Anthony Tommasini (CFA’82) recorded Virgil Thomson’s musical portraits in the 1990s, and the CDs have just been rereleased.
Anthony Tommasini “Posed” for Classical Music Composer Virgil Thomson, Then Played His Work
Label rereleases recordings by alum and New York Times critic, also a pianist
In the summer of 1984, music writer Anthony Tommasini visited composer Virgil Thomson at the Chelsea Hotel in New York City to “pose” for one of Thomson’s short musical portraits. He brought along a copy of Newsweek to read while he sat, and became increasingly annoyed by an article about the sexism facing then vice presidential candidate Geraldine Ferraro.

“I thought the portrait was going to come out as this Italianate, lyrical kind of thing, and it starts off that way,” says Tommasini, now the chief classical music critic at the New York Times. “But then it all starts breaking into these big, massive chords, and they clash, and there’s great dissonance, and it gets more and more intense. Virgil was surprised at how it came out and so was I. But I’m convinced that in that moment he captured my liberal indignation.”
The piece, “A Study in Chords,” is included on the new CD reissue set, Portraits, Self-Portraits and Songs, which collects dozens of the pieces— including portraits of Jane Bowles, Alice Toklas, and Aaron Copland—performed by Tommasini (CFA’82) on piano and a handful of collaborators on violin and other instruments. Tommasini recorded the album Portraits and Self-Portraits in the 1990s, following up with an album of Thomson’s songs and other vocal works, Mostly About Love. Both albums have now been reissued by Everbest Music under the auspices of the Virgil Thomson Foundation.
Not the first composer to try musical portraiture, Thomson (1896–1989) started during a 1920s sojourn in Paris, in part inspired by his friend Gertrude Stein, who wrote prose portraits of people “with great spontaneity,” Tommasini says from his Manhattan home.
“In Paris, he was living amid all these painters who were doing portraits of people all the time. So he thought, ‘I’m going to do what they do,’ and he had his subjects sit for him. Everybody ‘posed,’ in a sense. It wasn’t what you looked like, exactly. It was more your aura, your presence. So you could read a book. Sometimes when he did a painter, the painter would do a sketch of Virgil. You could go to sleep! It didn’t matter.”
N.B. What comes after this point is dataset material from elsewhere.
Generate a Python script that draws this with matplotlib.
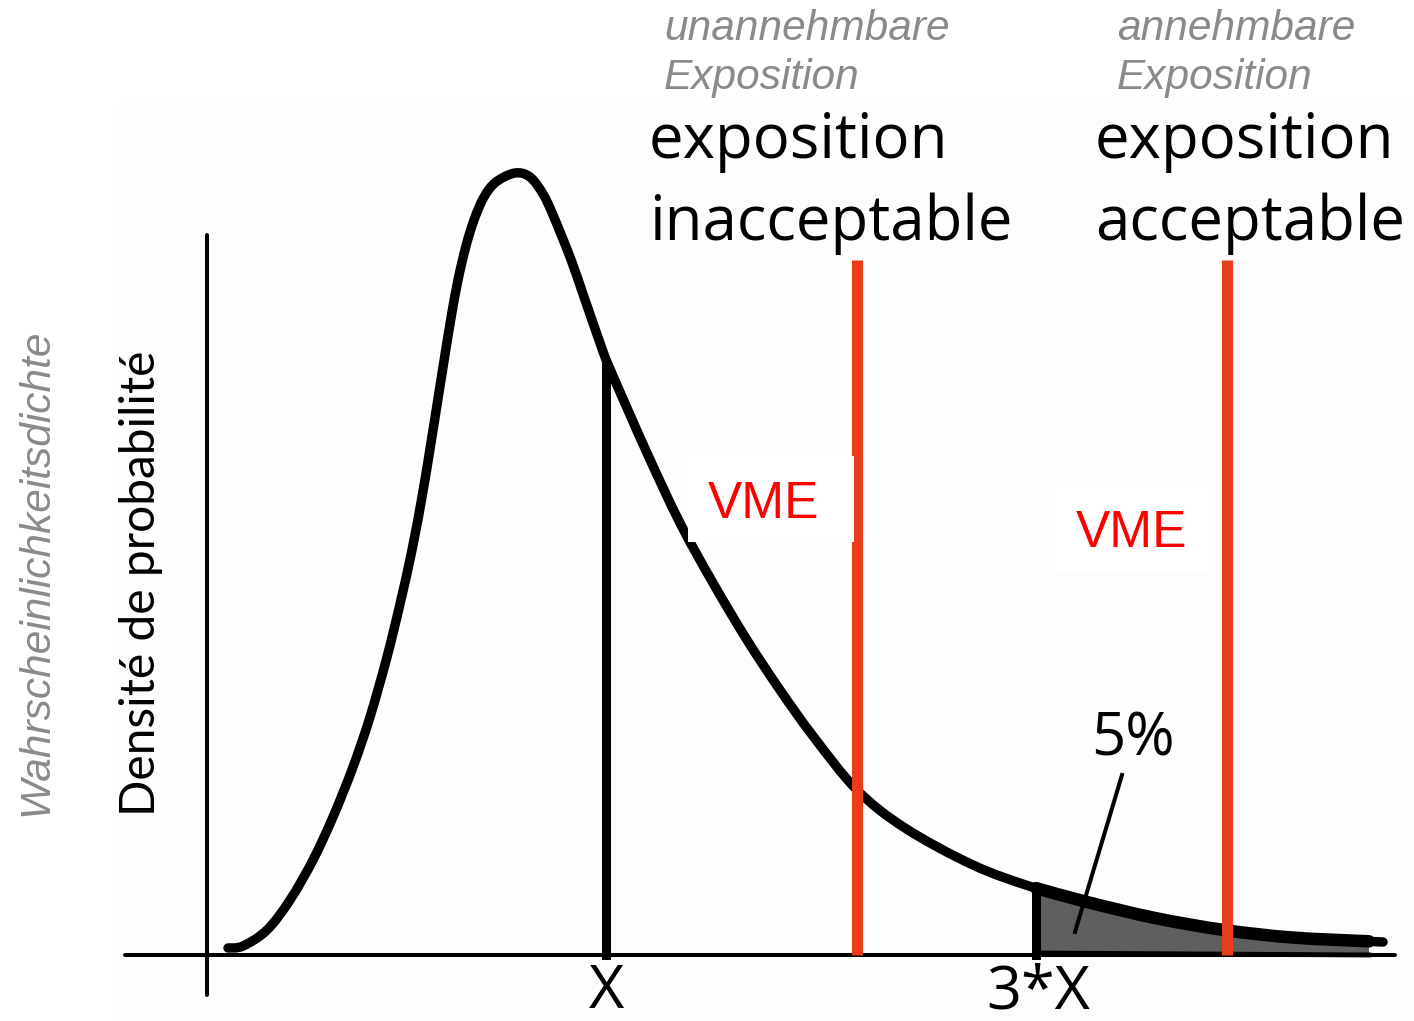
import numpy as np
import matplotlib
matplotlib.use("Agg")
import matplotlib.pyplot as plt
from matplotlib.patches import Rectangle, PathPatch
from matplotlib.path import Path

# ---- data (exposure units, density units) ----
curve_x = [0.21, 0.36, 0.60, 0.83, 1.06, 1.26, 1.46, 1.63, 1.80, 1.93, 2.05, 2.15,
           2.23, 2.30, 2.37, 2.44, 2.51, 2.59, 2.67, 2.77, 2.89, 3.08,
           3.23, 3.36, 3.46, 3.63, 3.76, 3.93, 4.03, 4.40, 4.73, 5.06, 5.40, 5.73,
           6.06, 6.50, 6.98, 7.66, 8.25, 8.80, 9.48, 10.17, 10.85, 11.76]
curve_y = [0.07, 0.09, 0.25, 0.55, 0.95, 1.38, 1.88, 2.38, 2.98, 3.51, 4.05, 4.58,
           5.06, 5.50, 5.94, 6.37, 6.75, 7.09, 7.35, 7.58, 7.73, 7.82,
           7.78, 7.61, 7.40, 6.98, 6.61, 6.12, 5.86, 5.02, 4.32, 3.72, 3.15, 2.65,
           2.19, 1.65, 1.27, 0.90, 0.68, 0.53, 0.37, 0.25, 0.175, 0.13]
x_mark = 3.99          # "X"
x3_mark = 8.29         # "3*X"
vme_lines = [6.50, 10.20]
vme_top = 6.95
tail_end = 11.62
tick_labels = ["X", "3*X"]
pct_label = "5%"

fig = plt.figure(figsize=(14.14, 10.21), dpi=100)
ax = fig.add_axes([0, 0, 1, 1])
ax.set_xlim(-2.07, 12.07)
ax.set_ylim(-0.66, 9.55)
ax.axis("off")

cx = np.array(curve_x)
cy = np.array(curve_y)


def smooth_verts(xs, ys):
    """Cubic Bezier vertices/codes passing through the given points."""
    p = np.column_stack([xs, ys])
    n = len(p)
    verts = [p[0]]
    codes = [Path.MOVETO]
    for i in range(n - 1):
        p0 = p[i - 1] if i > 0 else p[i]
        p1 = p[i]
        p2 = p[i + 1]
        p3 = p[i + 2] if i + 2 < n else p[i + 1]
        c1 = p1 + (p2 - p0) / 6.0
        c2 = p2 - (p3 - p1) / 6.0
        verts += [c1, c2, p2]
        codes += [Path.CURVE4] * 3
    return verts, codes


# faint background panel
ax.add_patch(Rectangle((-0.89, -0.66), 13.0, 9.2, facecolor="#fdfdfd",
                       edgecolor="none", zorder=0))

# axes
ax.plot([0, 0], [-0.40, 7.20], color="black", lw=2.9, solid_capstyle="round", zorder=3)
ax.plot([-0.82, 11.88], [0, 0], color="black", lw=2.9, solid_capstyle="round", zorder=3)

# shaded 5% tail
sel = (cx > x3_mark) & (cx < tail_end)
tx = np.concatenate([[x3_mark], cx[sel], [tail_end]])
ty = np.interp(tx, cx, cy)
tv, tc = smooth_verts(tx, ty)
fv = tv + [(tail_end, 0.0), (x3_mark, 0.02), (x3_mark, ty[0])]
fc = tc + [Path.LINETO, Path.LINETO, Path.LINETO]
ax.add_patch(PathPatch(Path(fv, fc), facecolor="#5f5f5f", edgecolor="none", zorder=2))
ax.plot([x3_mark, x3_mark], [0, ty[0]], color="black", lw=6.5, zorder=4)
ax.add_patch(PathPatch(Path(tv, tc), facecolor="none", edgecolor="black", lw=9,
                       capstyle="round", zorder=4))
ax.plot([x3_mark, tail_end], [0.02, 0.0], color="black", lw=3.5, zorder=4)

# density curve
cv, cc = smooth_verts(cx, cy)
ax.add_patch(PathPatch(Path(cv, cc), facecolor="none", edgecolor="black", lw=6.8,
                       capstyle="round", joinstyle="round", zorder=5))

# X line
ax.plot([x_mark, x_mark], [0, np.interp(x_mark, cx, cy) - 0.05], color="black",
        lw=6.5, zorder=4)

# red VME lines
for xv in vme_lines:
    ax.plot([xv, xv], [0, vme_top], color="#e83c1a", lw=8, solid_capstyle="butt",
            zorder=6)

# VME labels with white boxes
ax.add_patch(Rectangle((4.81, 4.13), 1.66, 0.86, facecolor="white",
                       edgecolor="none", zorder=7))
ax.text(5.01, 4.37, "VME", color="#ff0000", fontsize=37, family="Liberation Sans",
        ha="left", va="baseline", zorder=8)
ax.add_patch(Rectangle((8.48, 3.83), 1.60, 0.85, facecolor="white",
                       edgecolor="none", zorder=7))
ax.text(8.69, 4.08, "VME", color="#ff0000", fontsize=37, family="Liberation Sans",
        ha="left", va="baseline", zorder=8)

# 5% pointer
ax.plot([9.15, 8.68], [1.80, 0.23], color="black", lw=2.9, zorder=9)
ax.text(8.84, 2.00, pct_label, fontsize=43, family="Open Sans", ha="left",
        va="baseline", zorder=9)

# x labels
ax.text(x_mark, -0.53, tick_labels[0], fontsize=44, family="Open Sans",
        ha="center", va="baseline")
ax.text(x3_mark + 0.02, -0.53, tick_labels[1], fontsize=44, family="Open Sans",
        ha="center", va="baseline")

# French headings
big = dict(fontsize=44.5, family="Open Sans", color="black", ha="left", va="baseline")
ax.text(4.42, 7.97, "exposition", **big)
ax.text(4.42, 7.15, "inacceptable", **big)
ax.text(8.88, 7.97, "exposition", **big)
ax.text(8.88, 7.15, "acceptable", **big)

# German headings (gray italic)
gray = dict(fontsize=30.5, family="Liberation Sans", style="italic", color="#8a8a8a",
            ha="left", va="baseline")
ax.text(4.57, 9.15, "unannehmbare", **gray)
ax.text(4.57, 8.66, "Exposition", **gray)
ax.text(9.10, 9.15, "annehmbare", **gray)
ax.text(9.10, 8.66, "Exposition", **gray)

# y labels
ax.text(-1.60, 3.83, "Wahrscheinlichkeitsdichte", rotation=90, rotation_mode="anchor",
        fontsize=30.5, family="Liberation Sans", style="italic", color="#8a8a8a",
        ha="center", va="baseline")
ax.text(-0.52, 3.72, "Densité de probabilité", rotation=90, rotation_mode="anchor",
        fontsize=34.5, family="Lato", color="black", ha="center", va="baseline")

fig.savefig("out.png", dpi=100)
Tommasini wrote his BU doctoral thesis on Thomson’s portraits, which he revised and published as Virgil Thomson’s Musical Portraits (Pendragon Press, 1986); he also wrote Thomson’s biography, Virgil Thomson: Composer on the Aisle (W. W. Norton & Company, 1998). He hopes the reissue of the CDs will gain wider recognition for both the portraits and the vocal works.
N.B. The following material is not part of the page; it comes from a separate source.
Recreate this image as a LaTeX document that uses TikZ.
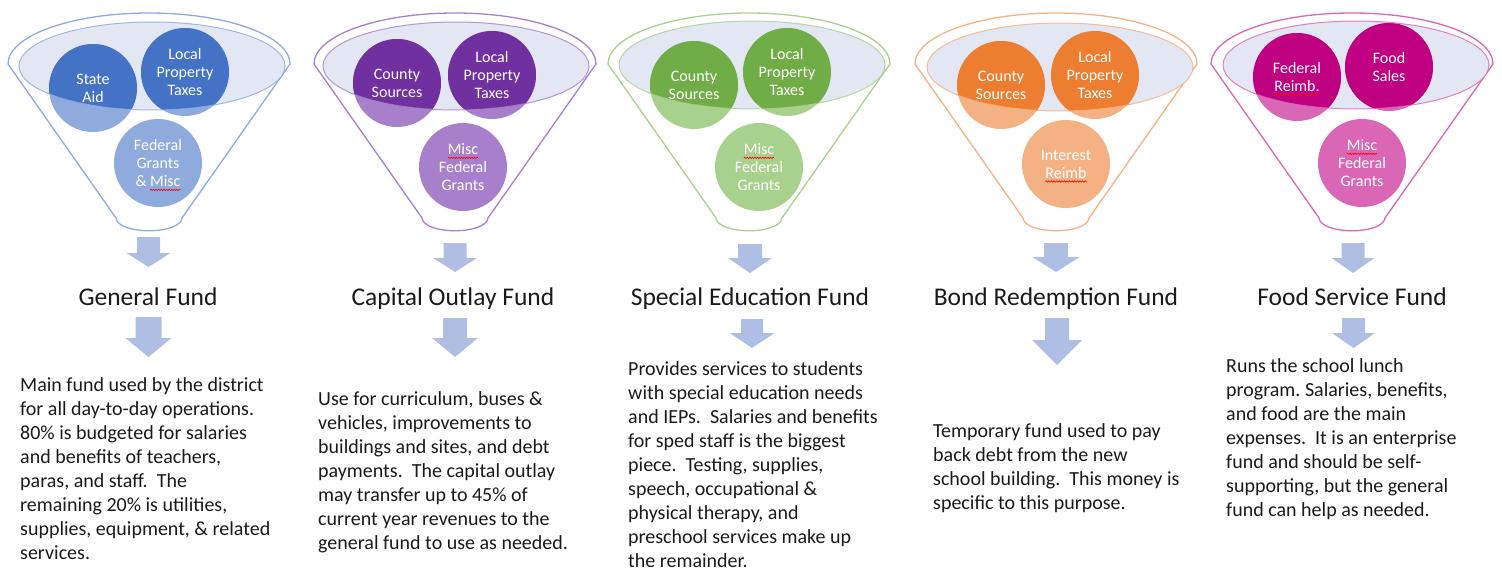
\documentclass[tikz,border=0pt]{standalone}
\usepackage{fontspec}
\setmainfont{Carlito}
\usetikzlibrary{decorations.pathmorphing}
\frenchspacing

\definecolor{blueD}{HTML}{4472C4}
\definecolor{blueL}{HTML}{8FAADC}
\definecolor{purD}{HTML}{7030A0}
\definecolor{purL}{HTML}{A87FCB}
\definecolor{grnD}{HTML}{70AD47}
\definecolor{grnL}{HTML}{A9D18E}
\definecolor{orgD}{HTML}{ED7D31}
\definecolor{orgL}{HTML}{F4B183}
\definecolor{magD}{HTML}{BF0080}
\definecolor{magL}{HTML}{DA67B5}
\definecolor{bowl}{HTML}{E3E6F3}
\definecolor{arrowc}{HTML}{AFBFE3}
\definecolor{ink}{HTML}{1A1A1A}

% red wavy proofing mark under a word
\newsavebox\spellbox
\newlength\spellw
\newcommand\spellmark[1]{\sbox\spellbox{#1}\setlength\spellw{\wd\spellbox}%
  \rlap{\tikz[overlay,baseline=0pt,x=1pt,y=1pt]\draw[red,line width=0.6pt,decorate,
    decoration={snake,amplitude=0.7pt,segment length=2.6pt}] (0,-3.4) -- (\spellw,-3.4);}%
  \usebox\spellbox}
% left-aligned block of lines, baseline on the first line
\newcommand\txtlines[1]{\vtop{\baselineskip=24pt\halign{##\hfil\cr#1\crcr}}}
% funnel outline: centre x, outline colour
\newcommand\funnelshell[2]{%
  \draw[shell=#2] (#1-141,64) arc[start angle=180,end angle=360,x radius=141,y radius=51]
    -- (#1+33,218) .. controls (#1+31,235) and (#1-31,235) .. (#1-33,218) -- cycle;}
% block arrow pointing down: cx, top, head start, tip, shaft half width, head half width
\newcommand\blockarrow[6]{%
  \fill[flow] (#1-#5,#2) -- (#1+#5,#2) -- (#1+#5,#3) -- (#1+#6,#3) -- (#1,#4)
    -- (#1-#6,#3) -- (#1-#5,#3) -- cycle;}

\tikzset{
  src/.style={circle, minimum size=88pt, inner sep=0pt, text=white, align=center,
    font=\fontsize{16}{18}\selectfont},
  lowsrc/.style={src, fill=#1},
  topsrc/.style n args={3}{src, fill=#2,
    path picture={\fill[#1] (#3) ellipse[x radius=133, y radius=44];}},
  shell/.style={draw=#1, line width=1.3pt, fill=white},
  rim/.style={draw=#1, line width=1pt, opacity=0.8},
  title/.style={anchor=base, text=ink, inner sep=0pt, font=\fontsize{25.5}{30}\selectfont},
  body/.style={anchor=base west, text=ink, inner sep=0pt, font=\fontsize{20}{24}\selectfont},
  flow/.style={fill=arrowc},
}

\begin{document}
\begin{tikzpicture}[x=1pt,y=-1pt]
\useasboundingbox (0,0) rectangle (1502,570);

% ---------- General Fund ----------
\funnelshell{149}{blueL}
\coordinate (b1) at (152,66);
\fill[bowl] (b1) ellipse[x radius=133, y radius=44];
\node[lowsrc=blueL] (f1c) at (158,163) {Federal\\Grants\\\& \spellmark{Misc}};
\node[topsrc={blueD}{blueL}{b1}] (f1a) at (93,88) {State\\Aid};
\node[topsrc={blueD}{blueL}{b1}] (f1b) at (185,72) {Local\\Property\\Taxes};
\draw[rim=blueL] (b1) ellipse[x radius=133, y radius=44];

% ---------- Capital Outlay Fund ----------
\funnelshell{455}{purL}
\coordinate (b2) at (456,66);
\fill[bowl] (b2) ellipse[x radius=133, y radius=44];
\node[lowsrc=purL] (f2c) at (463,167) {\spellmark{Misc}\\Federal\\Grants};
\node[topsrc={purD}{purL}{b2}] (f2a) at (397,83) {County\\Sources};
\node[topsrc={purD}{purL}{b2}] (f2b) at (492,75) {Local\\Property\\Taxes};
\draw[rim=purL] (b2) ellipse[x radius=133, y radius=44];

% ---------- Special Education Fund ----------
\funnelshell{749}{grnL}
\coordinate (b3) at (752,65);
\fill[bowl] (b3) ellipse[x radius=133, y radius=44];
\node[lowsrc=grnL] (f3c) at (759,167) {\spellmark{Misc}\\Federal\\Grants};
\node[topsrc={grnD}{grnL}{b3}] (f3a) at (694,85) {County\\Sources};
\node[topsrc={grnD}{grnL}{b3}] (f3b) at (787,72) {Local\\Property\\Taxes};
\draw[rim=grnL] (b3) ellipse[x radius=133, y radius=44];

% ---------- Bond Redemption Fund ----------
\funnelshell{1056}{orgL}
\coordinate (b4) at (1060,67);
\fill[bowl] (b4) ellipse[x radius=133, y radius=44];
\node[lowsrc=orgL] (f4c) at (1066,164) {Interest\\\spellmark{Reimb}};
\node[topsrc={orgD}{orgL}{b4}] (f4a) at (1001,85) {County\\Sources};
\node[topsrc={orgD}{orgL}{b4}] (f4b) at (1095,75) {Local\\Property\\Taxes};
\draw[rim=orgL] (b4) ellipse[x radius=133, y radius=44];

% ---------- Food Service Fund ----------
\funnelshell{1352}{magL}
\coordinate (b5) at (1356,65);
\fill[bowl] (b5) ellipse[x radius=133, y radius=44];
\node[lowsrc=magL] (f5c) at (1362,163) {\spellmark{Misc}\\Federal\\Grants};
\node[topsrc={magD}{magL}{b5}] (f5a) at (1297,77) {Federal\\\spellmark{Reimb.}};
\node[topsrc={magD}{magL}{b5}] (f5b) at (1389,67) {Food\\Sales};
\draw[rim=magL] (b5) ellipse[x radius=133, y radius=44];

% ---------- arrows from funnels to fund names ----------
\blockarrow{148.5}{237}{253}{267}{11.5}{22}
\blockarrow{455}{243}{258}{272}{11.5}{22}
\blockarrow{750}{244}{258}{273}{12}{22}
\blockarrow{1056}{243}{257}{272}{12}{23.5}
\blockarrow{1353}{243}{258}{273}{11.5}{21.5}

% ---------- fund names ----------
\node[title] (n1) at (148,305) {General Fund};
\node[title] (n2) at (453,305) {Capital Outlay Fund};
\node[title] (n3) at (750,305) {Special Education Fund};
\node[title] (n4) at (1056,305) {Bond Redemption Fund};
\node[title] (n5) at (1352,305) {Food Service Fund};

% ---------- arrows from fund names to descriptions ----------
\blockarrow{148.5}{317}{338}{357}{13}{23}
\blockarrow{455}{318}{338}{357}{12}{23}
\blockarrow{752}{319}{333}{348}{11}{22.5}
\blockarrow{1057}{318}{340}{365}{12}{25}
\blockarrow{1353.5}{318}{333}{348}{11.5}{21.5}

% ---------- descriptions ----------
\node[body] (d1) at (20,391) {\txtlines{Main fund used by the district\cr
for all day-to-day operations.\cr
80\% is budgeted for salaries\cr
and benefits of teachers,\cr
paras, and staff.~ The\cr
remaining 20\% is utilities,\cr
supplies, equipment, \& related\cr
services.}};
\node[body] (d2) at (318,405) {\txtlines{Use for curriculum, buses \&\cr
vehicles, improvements to\cr
buildings and sites, and debt\cr
payments.~ The capital outlay\cr
may transfer up to 45\% of\cr
current year revenues to the\cr
general fund to use as needed.}};
\node[body] (d3) at (628,375) {\txtlines{Provides services to students\cr
with special education needs\cr
and IEPs.~ Salaries and benefits\cr
for sped staff is the biggest\cr
piece.~ Testing, supplies,\cr
speech, occupational \&\cr
physical therapy, and\cr
preschool services make up\cr
the remainder.}};
\node[body] (d4) at (933,437) {\txtlines{Temporary fund used to pay\cr
back debt from the new\cr
school building.~ This money is\cr
specific to this purpose.}};
\node[body] (d5) at (1226,372) {\txtlines{Runs the school lunch\cr
program. Salaries, benefits,\cr
and food are the main\cr
expenses.~ It is an enterprise\cr
fund and should be self-\cr
supporting, but the general\cr
fund can help as needed.}};
\end{tikzpicture}
\end{document}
“Thomson was a master, maybe one of the masters, of prosody, which is the technique of setting words to music so the words are clear,” he says. “His vocal music is extraordinary because of this incredible sensibility he has about making words clear. In concert, if the words of a Virgil Thomson song aren’t clear, it’s not Virgil’s fault, it’s the singer’s fault.”